Archive for the ‘kamstrup’ Category

IntelliJ Idea Open Sourced

October 16, 2009

Wow, I must admit that the latest news from JetBrains takes me quite by surprise! But what a sweet surprise it is!

Scala and Git support out of the box you say? This is more than welcome – now the next generation development experience is enabled out of the box.

I can’t help but wonder why they did it though? Growing pressure from Netbeans and Eclipse? I’ve always thought that Idea was the better of the three – thus expecting it to generate a fine revenue? Perhaps not -  or perhaps JetBrains had a sudden fit of philanthropy? Or perhaps open source is just a superior development model. No matter the true motivation I am pretty hyped about this :-)

An Excursion in Java Recursion

September 4, 2009

A quick Googling defines Excursion as: “a journey taken for pleasure”. Considering what I am about to blog about the title of this blog post might be a bit misleading, but you gotta give me one for the rhyme ;-)
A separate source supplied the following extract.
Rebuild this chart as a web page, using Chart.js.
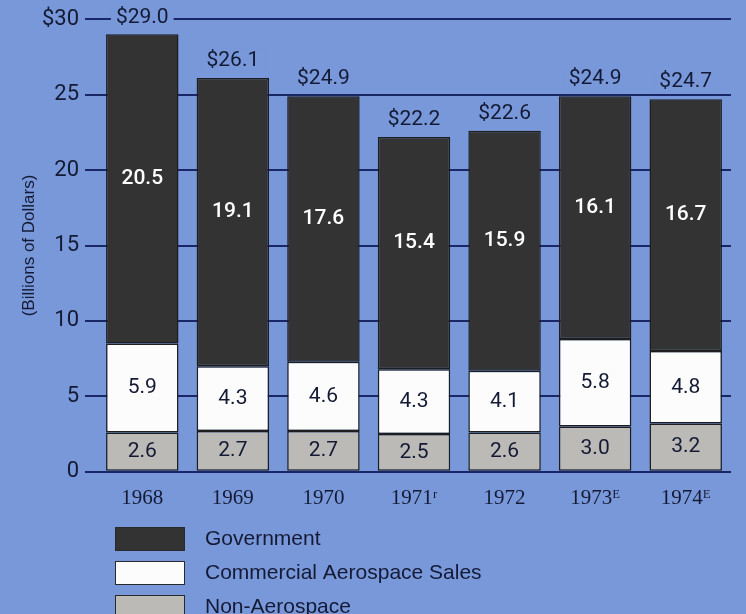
<!DOCTYPE html>
<html>
<head>
<meta charset="utf-8">
<script src="https://cdn.jsdelivr.net/npm/chart.js@4.4.0/dist/chart.umd.min.js"></script>
<style>
  html, body { margin: 0; padding: 0; background: #7898da; }
  #wrap { width: 746px; height: 614px; position: relative; }
</style>
</head>
<body>
<div id="wrap"><canvas id="sales-chart"></canvas></div>
<script>
// Dados do gráfico (bilhões de dólares)
const years = ['1968', '1969', '1970', '1971ʳ', '1972', '1973ᴱ', '1974ᴱ'];
const government = [20.5, 19.1, 17.6, 15.4, 15.9, 16.1, 16.7];
const commercial = [5.9, 4.3, 4.6, 4.3, 4.1, 5.8, 4.8];
const nonAerospace = [2.6, 2.7, 2.7, 2.5, 2.6, 3.0, 3.2];
const totals = [29.0, 26.1, 24.9, 22.2, 22.6, 24.9, 24.7];
const yMax = 30;
const yStep = 5;

const bgColor = '#7898da';
const inkColor = '#141a34';
const numFont = "Roboto, 'Liberation Sans', sans-serif";

// Rótulos dentro das barras e totais em cima
const labelsPlugin = {
  id: 'barLabels',
  afterDatasetsDraw(chart) {
    const ctx = chart.ctx;
    ctx.save();
    ctx.textAlign = 'center';
    ctx.textBaseline = 'middle';
    chart.data.datasets.forEach((ds, i) => {
      const meta = chart.getDatasetMeta(i);
      meta.data.forEach((bar, j) => {
        const cy = (bar.y + bar.base) / 2;
        ctx.font = (i === 2 ? '500 ' : '') + '21px ' + numFont;
        ctx.fillStyle = ds.labelColor;
        ctx.fillText(ds.data[j].toFixed(1), bar.x, cy + (i === 2 ? -10 : 0));
        if (i === chart.data.datasets.length - 1) {
          ctx.font = '21px ' + numFont;
          const txt = '$' + totals[j].toFixed(1);
          const w = ctx.measureText(txt).width;
          ctx.fillStyle = bgColor;
          ctx.fillRect(bar.x - w / 2 - 5, bar.y - 30, w + 10, 24);
          ctx.fillStyle = inkColor;
          ctx.fillText(txt, bar.x, bar.y - 17);
        }
      });
    });
    ctx.restore();
  }
};

// Legenda desenhada à mão, em coluna
const legendPlugin = {
  id: 'columnLegend',
  afterDraw(chart) {
    const ctx = chart.ctx;
    const order = [2, 1, 0];
    ctx.save();
    ctx.textBaseline = 'middle';
    ctx.font = "21px 'Liberation Sans', sans-serif";
    order.forEach((idx, k) => {
      const ds = chart.data.datasets[idx];
      const y = 527 + k * 34;
      ctx.fillStyle = ds.backgroundColor;
      ctx.fillRect(115, y, 70, 24);
      ctx.strokeStyle = '#2a2a2a';
      ctx.lineWidth = 1;
      ctx.strokeRect(115.5, y + 0.5, 69, 23);
      ctx.fillStyle = inkColor;
      ctx.fillText(ds.label, 205, y + 12);
    });
    ctx.restore();
  }
};

const salesData = {
  labels: years,
  datasets: [
    {
      label: 'Non-Aerospace',
      data: nonAerospace,
      backgroundColor: '#bbbab6',
      labelColor: inkColor
    },
    {
      label: 'Commercial Aerospace Sales',
      data: commercial,
      backgroundColor: '#fcfcfc',
      labelColor: inkColor
    },
    {
      label: 'Government',
      data: government,
      backgroundColor: '#333333',
      labelColor: '#ffffff'
    }
  ]
};

const salesConfig = {
  type: 'bar',
  data: salesData,
  options: {
    responsive: true,
    maintainAspectRatio: false,
    animation: false,
    layout: { padding: { top: 14, right: 15, bottom: 97, left: 19 } },
    datasets: {
      bar: {
        barPercentage: 0.8,
        categoryPercentage: 1,
        borderColor: '#1e1e1e',
        borderWidth: 1.5,
        borderSkipped: false
      }
    },
    plugins: {
      legend: { display: false },
      tooltip: { enabled: false }
    },
    scales: {
      x: {
        stacked: true,
        grid: { display: false },
        border: { display: false },
        ticks: {
          color: inkColor,
          padding: 6,
          font: { family: "'Liberation Serif', serif", size: 21 }
        }
      },
      y: {
        stacked: true,
        min: 0,
        max: yMax,
        afterFit(scale) { scale.width = 78; },
        grid: { color: '#1a2766', lineWidth: 2, tickLength: 12 },
        border: { display: false },
        ticks: {
          stepSize: yStep,
          color: inkColor,
          padding: 6,
          font: { family: numFont, size: 22 },
          callback: v => (v === yMax ? '$' + v : v)
        },
        title: {
          display: true,
          text: '(Billions of Dollars)',
          color: inkColor,
          padding: 0,
          font: { family: "'Liberation Sans', sans-serif", size: 17 }
        }
      }
    }
  },
  plugins: [labelsPlugin, legendPlugin]
};

const salesChart = new Chart(document.getElementById('sales-chart'), salesConfig);
</script>
</body>
</html>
As you might or might not know, doing recursion in Java is simply a bad thing. This is mainly because Java can’t do tail recursion. You can use recursion in Java if you are absolutely positive that you are only going to do a very limited number of recursive calls. If you could possibly go over 100 calls you should consider making it a for or while loop instead, if the Java runtime performs somewhere around 1000 recursive calls you will get a StackOverflowError. This is really bad – you see if you read the StackOverflowError docs you will see that it is a subclass of VirtualMachineError. The docs for VirtualMachineError says:

Thrown to indicate that the Java Virtual Machine is broken or has run out of resources necessary for it to continue operating

This means that you have pretty much no choice but to log a fatal error and abort the JVM.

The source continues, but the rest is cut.